Thursday, May 9, 2013

Sci-Fi and the Uncanny


This story freaked me out more than Phillip K. Dick’s other stories, probably because of how it was impossible for people to tell the difference between the real father and the “father-thing”. What made this story just that much more alarming was how it continued to escalate and ended with the kids resolving to burn the bamboo where the “larvae” were. That is the other disturbing part of the story, how these kids are forced to act as adults, to take somewhat violent action and initiative against something that basically ate the real father. Also, parts of this story contained aspects of the “uncanny”, or so it seemed to me. The bodies of the father and the larvae that “hatched” were controlled by the metallic millipede alien thing in such a way that when Charles’ mother was out of the room, the body of the father-thing deflated, making it seem like a shell or inanimate object.
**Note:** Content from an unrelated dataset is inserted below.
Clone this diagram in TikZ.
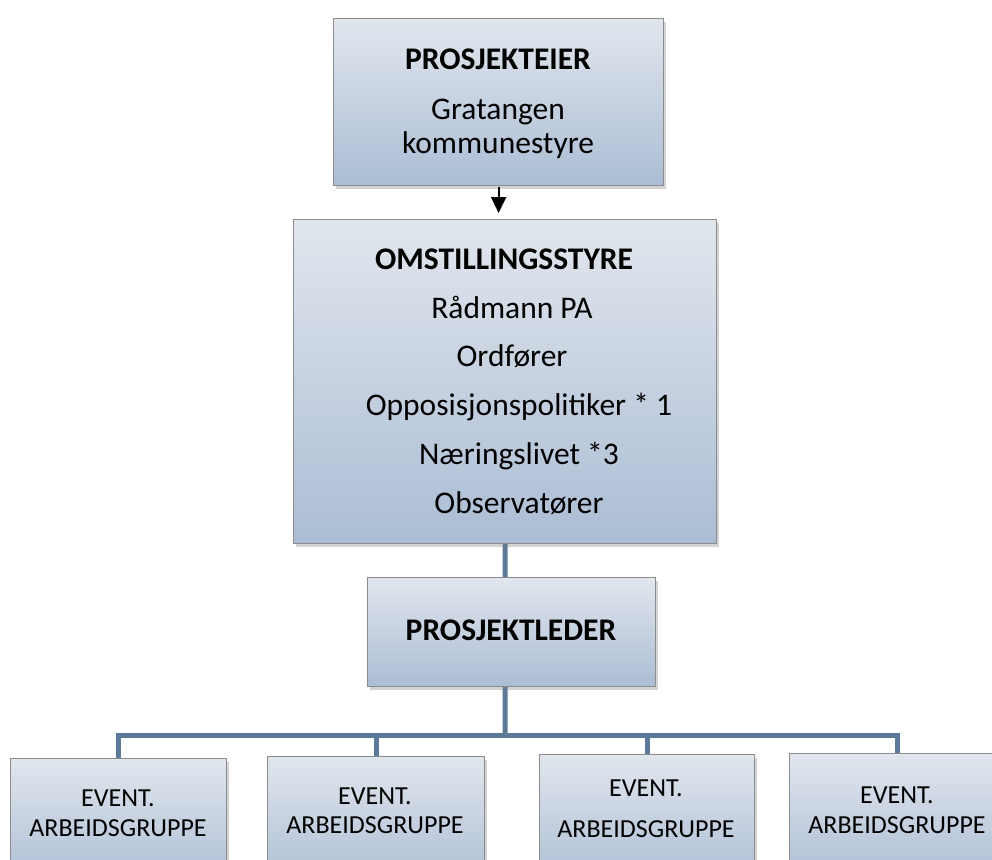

As long as that metallic millipede is alive, so are its “children” but even while they’re “alive” the alien controls their actions. This made me think of the uncanny in that the father-thing is obviously familiar in that it looks like the father but at the same time this familiarity disturbs us because, in actuality this thing is flesh-eating-metallic-bug-spawn and could not be more unfamiliar to us earthlings. It is this combination of elements of the uncanny and science fiction genre that make this story ultimately, very, very creepy.